Car nous voilà face à une nouvelle époque. Une époque bien remplie et très pressée qui, à force de balloter ses jeunes de crise en crise, a fini par leur retirer le goût de la durée. Et c’est parmi ces jeunes que je dois trouver les nouveaux piliers, ceux des cinquante prochaines années.

Depuis quatre ans, pour recruter quinze salariés supplémentaires, j’ai vu défiler pas moins de cinquante nouvelles têtes dans les ateliers. La différence entre ceux qui sont restés et ceux qui sont partis ne tient pas seulement aux aléas de la vie privée, mais également à des différences de sensibilité vis à vis du métier.

Pour une entreprise à très forte valeur ajoutée, une recrue ne peut donner sa pleine mesure qu’après une longue et coûteuse formation sur le tas. Une fois cette formation assez avancée pour la laisser travailler seule, deux choix s’offrent à cette recrue: ou bien elle estime avoir acquis le savoir faire, ou bien elle comprend que le savoir-faire ne s’acquiert pas. Dans le premier cas, l’illusion d’avoir « fait le tour » l’enverra bientôt ailleurs, et bon vent à elle. Dans le second, elle aura appris qu’on peut toujours faire mieux.

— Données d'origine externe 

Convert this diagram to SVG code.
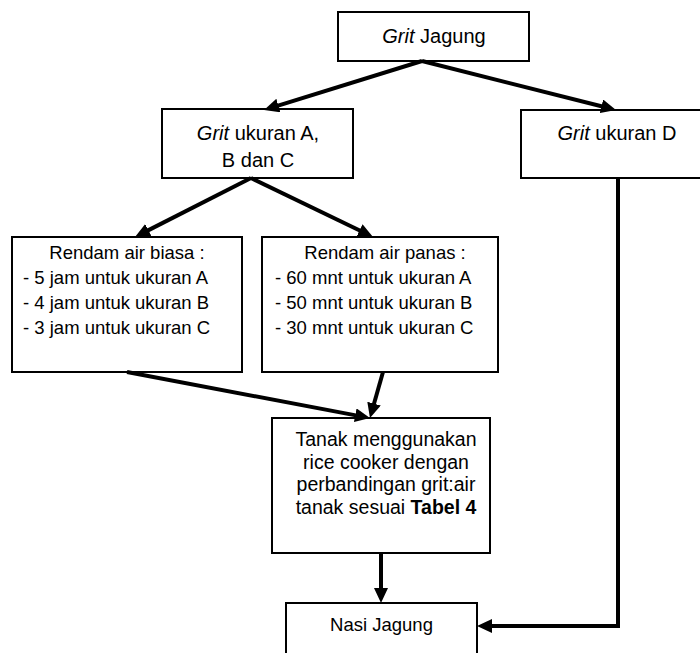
<svg xmlns="http://www.w3.org/2000/svg" width="700" height="653" viewBox="0 0 700 653">
<style>
.box{fill:#fff;stroke:#000;stroke-width:2}
.t{font-family:"Liberation Sans",Arial,sans-serif;fill:#000}
.c{text-anchor:middle}
.i{font-style:italic}
.b{font-weight:bold}
.con{fill:none;stroke:#000;stroke-width:4;marker-end:url(#ah)}
</style>
<defs>
<marker id="ah" markerUnits="userSpaceOnUse" markerWidth="16" markerHeight="15" refX="2" refY="7" orient="auto">
<path d="M0,0 L15,7 L0,14 z" fill="#000"/>
</marker>
</defs>
<rect width="700" height="653" fill="#fff"/>
<g id="n1">
<rect class="box" x="338" y="12" width="191" height="49"/>
<text class="t c" x="434" y="43" font-size="20"><tspan class="i">Grit</tspan> Jagung</text>
</g>
<g id="n2">
<rect class="box" x="162" y="109" width="191" height="69"/>
<text class="t c" x="258" y="140" font-size="20"><tspan class="i">Grit</tspan> ukuran A,</text>
<text class="t c" x="258" y="167" font-size="20">B dan C</text>
</g>
<g id="n3">
<rect class="box" x="521" y="110" width="192" height="68"/>
<text class="t c" x="617" y="140" font-size="20"><tspan class="i">Grit</tspan> ukuran D</text>
</g>
<g id="n4">
<rect class="box" x="12" y="237" width="230" height="135"/>
<text class="t c" x="127" y="259" font-size="18.5">Rendam air biasa :</text>
<text class="t" x="23" y="284" font-size="18.5">- 5 jam untuk ukuran A</text>
<text class="t" x="23" y="309" font-size="18.5">- 4 jam untuk ukuran B</text>
<text class="t" x="23" y="334" font-size="18.5">- 3 jam untuk ukuran C</text>
</g>
<g id="n5">
<rect class="box" x="262" y="237" width="236" height="135"/>
<text class="t c" x="385" y="259" font-size="18.5">Rendam air panas :</text>
<text class="t" x="275" y="284" font-size="18.5">- 60 mnt untuk ukuran A</text>
<text class="t" x="275" y="309" font-size="18.5">- 50 mnt untuk ukuran B</text>
<text class="t" x="275" y="334" font-size="18.5">- 30 mnt untuk ukuran C</text>
</g>
<g id="n6">
<rect class="box" x="272" y="418" width="218" height="135"/>
<text class="t c" x="386" y="446" font-size="19.5">Tanak menggunakan</text>
<text class="t c" x="386" y="469" font-size="19.5">rice cooker dengan</text>
<text class="t c" x="386" y="491" font-size="19.5">perbandingan grit:air</text>
<text class="t c" x="386" y="514" font-size="19.5">tanak sesuai <tspan class="b">Tabel 4</tspan></text>
</g>
<g id="n7">
<rect class="box" x="286" y="603" width="191" height="60"/>
<text class="t c" x="381.5" y="631" font-size="18.5">Nasi Jagung</text>
</g>
<g id="connectors">
<line class="con" x1="422" y1="61" x2="276.5" y2="106.1"/>
<line class="con" x1="422" y1="61" x2="603.4" y2="106.8"/>
<line class="con" x1="251" y1="178" x2="146.6" y2="231.1"/>
<line class="con" x1="251" y1="178" x2="361.3" y2="231.3"/>
<line class="con" x1="127" y1="372" x2="357.2" y2="415.6"/>
<line class="con" x1="383" y1="372" x2="373.5" y2="405.5"/>
<line class="con" x1="381" y1="553" x2="381" y2="590"/>
<polyline class="con" points="618,178 618,626 490,626"/>
</g>
</svg>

Mais la bougeotte est générationnelle, et dans un cas comme dans l’autre, si la recrue décide de s’en aller après seulement quelques années, ce sera de toute façon en pure perte pour l’entreprise. Car alors il faudra à nouveau recruter, à nouveau former, à nouveau investir en espérant que la recrue suivante s’inscrive dans la durée. Sans quoi, il faudra à nouveau tout recommencer… Un vrai cercle vicieux.

C’est rageant, et pourtant je comprends. Je comprends ce désir, ce besoin de mouvement. Il nous est arrivé à tous d’avoir envie de changer de poste, de boite, de métier. Surtout dans les moments difficiles, évidemment.

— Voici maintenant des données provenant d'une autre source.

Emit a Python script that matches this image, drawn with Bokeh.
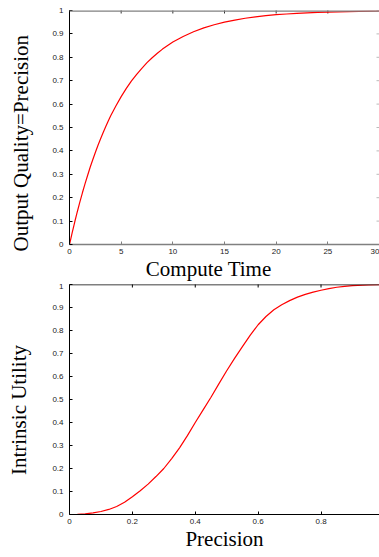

Mais au travail comme en amour, c’est la passion qui fait durer.

La passion des avions Robin, c’est en tout cas ce qui m’a donné envie de prendre le relai qu’on me tendait et ce qui me donne chaque jour envie de rendre ce qu’on a investi en moi de patience et de confiance quand je suis arrivé. Et je crois que c’est exactement ce que je dois maintenant m’efforcer de transmettre à cette nouvelle génération qui fabriquera des avions Robin pour le prochain demi-siècle. Je dois m’efforcer de leur faire ressentir à leur tour cette passion, cette fierté de perpétuer quelque chose de noble, de durable, de cohérent.

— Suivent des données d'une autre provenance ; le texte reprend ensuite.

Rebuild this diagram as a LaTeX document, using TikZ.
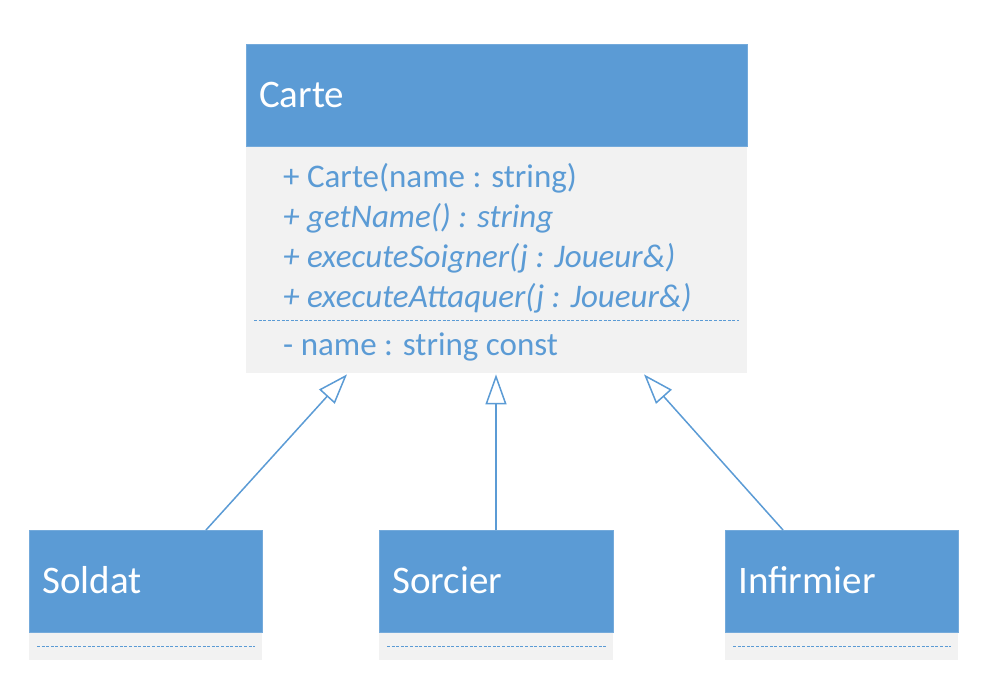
\documentclass[tikz,border=0pt]{standalone}
\usepackage{fontspec}
\setmainfont{Carlito}
\usetikzlibrary{arrows.meta}
\definecolor{umlblue}{HTML}{5B9BD5}
\definecolor{umlgray}{HTML}{F2F2F2}
\tikzset{
  hdr/.style={fill=umlblue, draw=umlblue!85!white, line width=0.6pt, anchor=north west, inner sep=0pt},
  bodybox/.style={fill=umlgray, draw=none, anchor=north west, inner sep=0pt},
  title/.style={anchor=base west, inner sep=0pt, text=white, font=\fontsize{39}{47}\selectfont},
  member/.style={anchor=base west, inner sep=0pt, text=umlblue, font=\fontsize{33}{40}\selectfont},
  sep/.style={draw=umlblue, line width=0.9pt, dash pattern=on 3pt off 1.6pt},
  inh/.style={draw=umlblue, line width=1.5pt, -{Triangle[open, length=30pt, width=21pt, fill=white]}},
}
\begin{document}
\begin{tikzpicture}[x=1pt, y=-1pt]
\useasboundingbox (0,0) rectangle (994,688);
% Carte
\node[hdr, minimum width=501pt, minimum height=102pt] (carteh) at (246,44) {};
\node[bodybox, minimum width=501pt, minimum height=226pt] (carteb) at (246,147) {};
\node[title] (cartet) at (259,107) {Carte};
\node[member] (m1) at (283,187) {+ Carte(name : string)};
\node[member] (m2) at (283,227) {\itshape + getName() : string};
\node[member] (m3) at (283,267) {\itshape + executeSoigner(j : Joueur\&)};
\node[member] (m4) at (283,307) {\itshape + executeAttaquer(j : Joueur\&)};
\node[member] (a1) at (283,355) {- name : string const};
\draw[sep] ([xshift=8pt, yshift=-173.5pt]carteb.north west) -- ([xshift=-8pt, yshift=-173.5pt]carteb.north east);
% Soldat
\node[hdr, minimum width=233pt, minimum height=102pt] (soldath) at (29,530) {};
\node[bodybox, minimum width=233pt, minimum height=27pt] (soldatb) at (29,633) {};
\node[title] (soldatt) at (42,593) {Soldat};
\draw[sep] ([xshift=8pt]soldatb.west) -- ([xshift=-7pt]soldatb.east);
% Sorcier
\node[hdr, minimum width=234pt, minimum height=102pt] (sorcierh) at (379,530) {};
\node[bodybox, minimum width=234pt, minimum height=27pt] (sorcierb) at (379,633) {};
\node[title] (sorciert) at (392,593) {Sorcier};
\draw[sep] ([xshift=8pt]sorcierb.west) -- ([xshift=-7pt]sorcierb.east);
% Infirmier
\node[hdr, minimum width=233pt, minimum height=102pt] (infh) at (725,530) {};
\node[bodybox, minimum width=233pt, minimum height=27pt] (infb) at (725,633) {};
\node[title] (inft) at (738,593) {Infirmier};
\draw[sep] ([xshift=8pt]infb.west) -- ([xshift=-7pt]infb.east);
% inheritance
\draw[inh] ([xshift=177pt]soldath.north west) -- ([xshift=101pt, yshift=-1pt]carteb.south west);
\draw[inh] ([xshift=117pt]sorcierh.north west) -- ([xshift=250pt, yshift=-1pt]carteb.south west);
\draw[inh] ([xshift=58pt]infh.north west) -- ([xshift=398pt, yshift=-1pt]carteb.south west);
\end{tikzpicture}
\end{document}
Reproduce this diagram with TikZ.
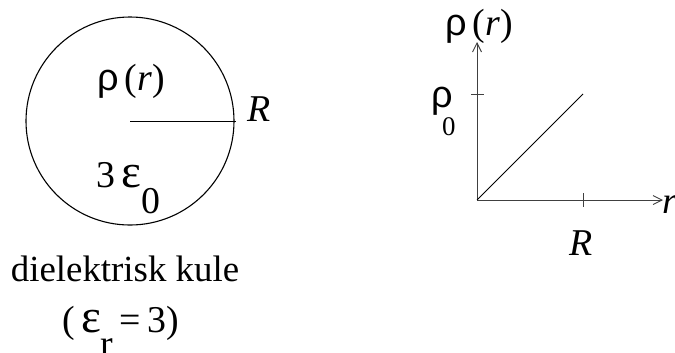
\documentclass[tikz,border=0pt]{standalone}
\usepackage{fontspec}
\setmainfont{Liberation Serif}
\newfontfamily\symf{Liberation Sans}
\usetikzlibrary{arrows.meta}
\newcommand{\myeps}{\scalebox{1.25}{ε}}
\begin{document}
\begin{tikzpicture}[x=1bp,y=-1bp,
  lbl/.style={inner sep=0pt,font=\fontsize{38}{40}\selectfont},
  sub/.style={inner sep=0pt,font=\fontsize{27}{30}\selectfont},
  ax/.style={line width=0.9bp,draw=black!75,-{Straight Barb[length=9bp,width=9bp]}},
  tick/.style={line width=0.9bp,draw=black!75},
  thin/.style={line width=1bp}]
\useasboundingbox (0,0) rectangle (675,352);
% sphere
\node[circle,draw,line width=1.1bp,minimum size=208bp,inner sep=0pt] (sph) at (130,121) {};
\coordinate (c) at (130,121);
\coordinate (rim) at (236,121);
\draw[thin] (c) -- (rim);
\node[lbl,anchor=base west] (Rl) at (247,121) {\itshape R};
\node[lbl,anchor=base] (rho) at (131,90) {{\symf ρ}\,(\textit{r})};
\node[lbl,anchor=base west] (eps) at (96,187) {3\,\myeps\raisebox{-26bp}{0}};
\node[inner sep=0pt,font=\fontsize{37}{40}\selectfont,anchor=base] (diel) at (125,281) {dielektrisk kule};
\node[lbl,anchor=base west] (epr) at (62,332) {(\,\myeps\raisebox{-24bp}{r}\,=\,3)};
% graph
\coordinate (O) at (477,200);
\coordinate (ytop) at (477,42);
\coordinate (xend) at (663,200);
\draw[ax] (O) -- (ytop);
\draw[ax] (O) -- (xend);
\coordinate (t1a) at (471,94);
\coordinate (t1b) at (484,94);
\coordinate (t2a) at (583,193);
\coordinate (t2b) at (583,207);
\coordinate (P) at (583,94);
\draw[tick] (t1a) -- (t1b);
\draw[tick] (t2a) -- (t2b);
\draw[thin] (O) -- (P);
\node[lbl,anchor=base] (rhoy) at (479,35) {{\symf ρ}\,(\textit{r})};
\node[lbl,anchor=base west] (rho0) at (431,107) {{\symf ρ}};
\node[sub,anchor=base west] (zero) at (442,135) {0};
\node[lbl,anchor=base] (Rx) at (581,255) {\itshape R};
\node[lbl,anchor=base west] (rx) at (662,213) {\itshape r};
\end{tikzpicture}
\end{document}
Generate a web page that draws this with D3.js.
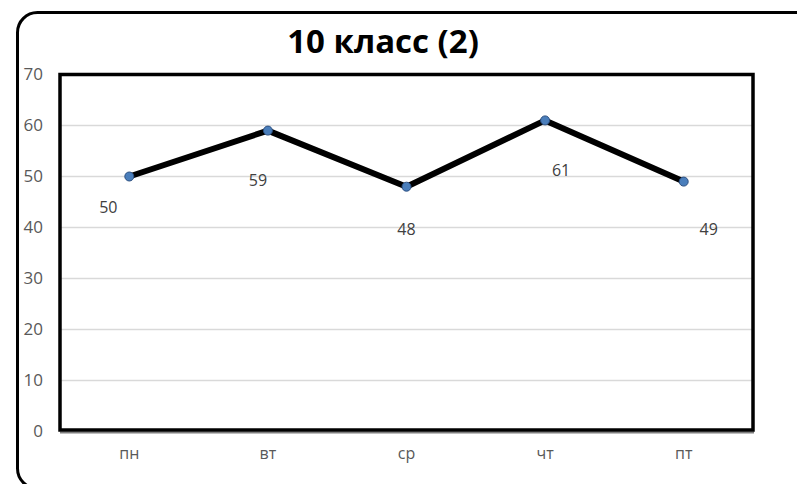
<!DOCTYPE html>
<html><head><meta charset="utf-8">
<script src="https://cdn.jsdelivr.net/npm/d3@7"></script>
<style>html,body{margin:0;padding:0;background:#fff;overflow:hidden}</style>
</head><body>
<svg id="c" width="797" height="484"></svg>
<script>
const title = "10 класс (2)";
const categories = ["пн", "вт", "ср", "чт", "пт"];
const values = [50, 59, 48, 61, 49];
const yTicks = [0, 10, 20, 30, 40, 50, 60, 70];

const W = 797, H = 484;
const plot = {left: 60, top: 74.5, right: 753, bottom: 431.5};
const svg = d3.select("#c");
const font = "'Open Sans', 'Noto Sans', sans-serif";

// outer rounded frame
svg.append("rect").attr("x", 17.5).attr("y", 12.5).attr("width", 820).attr("height", 476)
  .attr("rx", 20).attr("ry", 20).attr("fill", "#fff").attr("stroke", "#000").attr("stroke-width", 3);

const x = d3.scaleBand().domain(categories).range([plot.left, plot.right]);
const y = d3.scaleLinear().domain([0, 70]).range([plot.bottom, plot.top]);

// gridlines
svg.append("g").selectAll("line").data(yTicks.filter(t => t > 0 && t < 70)).join("line")
  .attr("x1", plot.left).attr("x2", plot.right)
  .attr("y1", d => y(d)).attr("y2", d => y(d))
  .attr("stroke", "#d9d9d9").attr("stroke-width", 1.5);

// y axis labels
const yAxis = d3.axisLeft(y).tickValues(yTicks).tickSize(0).tickPadding(0);
const ga = svg.append("g").attr("transform", `translate(${43},0)`).call(yAxis)
  .attr("font-family", font).attr("font-size", 17);
ga.select(".domain").remove();
ga.selectAll("text").style("font-family", font).style("font-size", "17px").attr("fill", "#595959");

// x axis labels
const xAxis = d3.axisBottom(x).tickSize(0).tickPadding(0);
const gx = svg.append("g").attr("transform", `translate(0,${448})`).call(xAxis)
  .attr("font-family", font).attr("font-size", 16);
gx.select(".domain").remove();
gx.selectAll("text").style("font-family", font).style("font-size", "16px").attr("fill", "#595959");

// axis line (gray) and plot area frame
svg.append("line").attr("x1", plot.left).attr("x2", plot.right + 1)
  .attr("y1", plot.bottom + 1).attr("y2", plot.bottom + 1)
  .attr("stroke", "#7f7f7f").attr("stroke-width", 2);
svg.append("rect").attr("x", plot.left).attr("y", plot.top)
  .attr("width", plot.right - plot.left).attr("height", plot.bottom - plot.top - 1.5)
  .attr("fill", "none").attr("stroke", "#000").attr("stroke-width", 3.5);

// line
const cx = d => x(d) + x.bandwidth() / 2;
const pts = categories.map((c, i) => [cx(c), y(values[i])]);
svg.append("path").attr("d", d3.line()(pts)).attr("fill", "none")
  .attr("stroke", "#000").attr("stroke-width", 6).attr("stroke-linejoin", "round");

svg.append("g").selectAll("circle").data(pts).join("circle")
  .attr("cx", d => d[0]).attr("cy", d => d[1]).attr("r", 4.5)
  .attr("fill", "#4a7ebb").attr("stroke", "#2c4f80").attr("stroke-width", 1);

// data labels (placement offsets as in the original chart)
const labelDx = [-21, -10, 0, 16, 25];
const labelDy = [30, 49, 42, 50, 47];
svg.append("g").selectAll("text").data(values).join("text")
  .attr("x", (d, i) => pts[i][0] + labelDx[i])
  .attr("y", (d, i) => pts[i][1] + labelDy[i])
  .attr("text-anchor", "middle").attr("dominant-baseline", "central")
  .style("font-family", font).style("font-size", "16px").attr("fill", "#404040")
  .text(d => d);

// title
svg.append("text").attr("x", 383).attr("y", 53).attr("text-anchor", "middle")
  .style("font-family", font).style("font-weight", "bold").style("font-size", "33px")
  .attr("fill", "#000").text(title);
</script>
</body></html>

Car oui, bien sûr, les moyens doivent être en cohérence avec la fin: aussi durables que ces avions qu’on fabrique.

Et pour rester cohérent, Robin ne pourra jamais se laisser tenter par la méthode de déqualification du travail qui rendrait pourtant tout plus simple en rendant tout le monde dispensable. Non, on ne pourrait résolument pas non plus se laisser avoir par ce vilain tour de passe-passe qu’on appelle « mécanisation de la production » qui ferait disparaitre notre âme en transformant nos sachant-faire en pousse-bouton.

Pourquoi se donner la peine de faire du made in France si c’est pour le faire avec des machines made in China?

Alors il faut résister. Un être humain n’est pas une machine: il n’a pas été conçu pour effectuer une seule tâche mais pour être capable d’en maîtriser une infinité. Mais à la différence d’une machine, il a en contrepartie besoin d’estime, de reconnaissance, et surtout de variations, de nuances, de changements réguliers. Alors au lieu de serrer bêtement la vis, il faut  laisser du « jeu » dans la structure des ateliers, pour garder cette souplesse indispensable à toute architecture humaine. En fait, je crois qu’il faut laisser assez de place à chacun pour pouvoir se dépasser.

Recruter, c’est ouvrir sa boite à quelqu’un, pas l’enfermer dedans.

Si nous choisissons, nous entrepreneurs, de faire confiance à la mobilité naturelle de cette nouvelle génération, nous pouvons la canaliser de façon très constructive. Car elle n’est pas une fuite en avant, mais une force de progrès.

C’est donc avec cette force qu’il faut transformer le cercle vicieux en cercle vertueux au sein même de l’entreprise en encourageant la polyvalence et en ménageant des passerelles entre les postes, et même, pourquoi pas, entre les ateliers. Ceci pour que chacun puisse évoluer selon la force de sa volonté  et qu’ainsi ce cercle vertueux puisse tourner naturellement et fasse tourner l’entreprise à son tour.

Garder l’être humain au coeur de la fabrication de ces machines, la voilà l’aventure.

Et puis de toute façon, tous ceux qui ont vu Matrix ou Terminator le savent, si on laisse les machines fabriquer des machines, ça va forcément mal tourner.